VOLCANBOX uses QVAST (Bartolini et al. (2013) to calculate volcanic susceptibility. This is a free tool designed to generate user-friendly quantitative assessments of volcanic susceptibility. If different input data sets (structural elements) are available for the area, QVAST computes the total susceptibility map by assigning different weights to each of the corresponding probabilistic density functions, which are then combined via a weighted sum and modelled in a non-homogeneous Poisson process. Examples of the application of this tool can be found in Becerril et al. (2014) and Bartolini et al. (2014 a, b).
Field structural data including the location of eruptive vents, and structural alignments (fractures, faults, cone alignments and dykes), as well as the current regional and local stress fields constitute the main input parameters for the calculation of volcanic susceptibility, which will be provided in probabilities.

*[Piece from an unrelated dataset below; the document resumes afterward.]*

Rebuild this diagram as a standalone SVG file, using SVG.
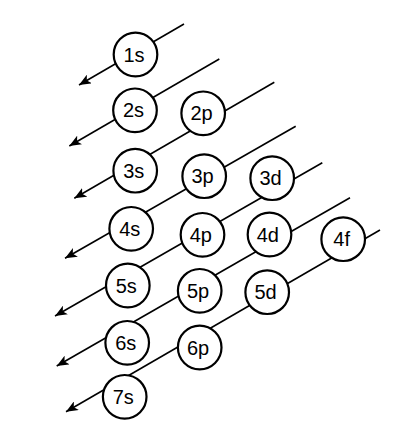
<svg xmlns="http://www.w3.org/2000/svg" width="407" height="428" viewBox="0 0 407 428">
<style>
.c{fill:#fff;stroke:#000;stroke-width:2.2}
.t{font-family:"Liberation Sans",Arial,sans-serif;font-size:20px;text-anchor:middle;fill:#000}
.l{stroke:#000;stroke-width:1.6;fill:none;marker-end:url(#ah)}
</style>
<defs>
<marker id="ah" viewBox="0 0 12 10" refX="12" refY="5" markerWidth="12" markerHeight="10" markerUnits="userSpaceOnUse" orient="auto">
<path d="M12,5 L0,0 L3,5 L0,10 Z" fill="#000"/>
</marker>
</defs>
<rect width="407" height="428" fill="#fff"/>
<g id="connectors">
<line class="l" x1="184" y1="24" x2="79" y2="85"/>
<line class="l" x1="219.3" y1="59" x2="69.3" y2="146"/>
<line class="l" x1="274.3" y1="82.3" x2="74.3" y2="198.3"/>
<line class="l" x1="295.7" y1="126.3" x2="65" y2="258.3"/>
<line class="l" x1="322.3" y1="162.7" x2="55" y2="316"/>
<line class="l" x1="350" y1="197.7" x2="56.7" y2="366"/>
<line class="l" x1="380" y1="230" x2="66" y2="411.7"/>
</g>
<g id="n1s"><circle class="c" cx="135.5" cy="54.5" r="21.8"/><text class="t" x="134" y="61.5">1s</text></g>
<g id="n2s"><circle class="c" cx="135" cy="110.3" r="21.8"/><text class="t" x="133.5" y="117.3">2s</text></g>
<g id="n2p"><circle class="c" cx="203.2" cy="113.3" r="21.8"/><text class="t" x="201.5" y="120.3">2p</text></g>
<g id="n3s"><circle class="c" cx="135.2" cy="170.7" r="21.8"/><text class="t" x="133.7" y="177.7">3s</text></g>
<g id="n3p"><circle class="c" cx="204.2" cy="176.2" r="21.8"/><text class="t" x="202.5" y="183.2">3p</text></g>
<g id="n3d"><circle class="c" cx="272.2" cy="178.2" r="21.8"/><text class="t" x="270.5" y="185.2">3d</text></g>
<g id="n4s"><circle class="c" cx="131.2" cy="228.8" r="21.8"/><text class="t" x="129.7" y="235.8">4s</text></g>
<g id="n4p"><circle class="c" cx="202.5" cy="234.8" r="21.8"/><text class="t" x="200.8" y="241.8">4p</text></g>
<g id="n4d"><circle class="c" cx="269.5" cy="234.5" r="21.8"/><text class="t" x="267.8" y="241.5">4d</text></g>
<g id="n4f"><circle class="c" cx="343.2" cy="239.2" r="21.8"/><text class="t" x="341.7" y="246.2">4f</text></g>
<g id="n5s"><circle class="c" cx="127.8" cy="285.5" r="21.8"/><text class="t" x="126.3" y="292.5">5s</text></g>
<g id="n5p"><circle class="c" cx="199.7" cy="290.8" r="21.8"/><text class="t" x="198" y="297.8">5p</text></g>
<g id="n5d"><circle class="c" cx="267.2" cy="292.2" r="21.8"/><text class="t" x="265.5" y="299.2">5d</text></g>
<g id="n6s"><circle class="c" cx="127.2" cy="342.8" r="21.8"/><text class="t" x="125.7" y="349.8">6s</text></g>
<g id="n6p"><circle class="c" cx="199.7" cy="347.5" r="21.8"/><text class="t" x="198" y="354.5">6p</text></g>
<g id="n7s"><circle class="c" cx="124.7" cy="396.8" r="21.8"/><text class="t" x="123.2" y="403.8">7s</text></g>
</svg>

It is important to always evaluate the importance of each data according to its relative age, as the most recent features should give the best idea of the current stress field.
When monitoring data generated during an unrest phase are available, the QVAST tool can also be used to update susceptibility maps in short-term analyses. In fact, seismicity and surface deformation are good indicators of magma movement. As unrest evolves these precursory signals help to fix with greater accuracy the probable vent location by inferring the position of magma below the surface.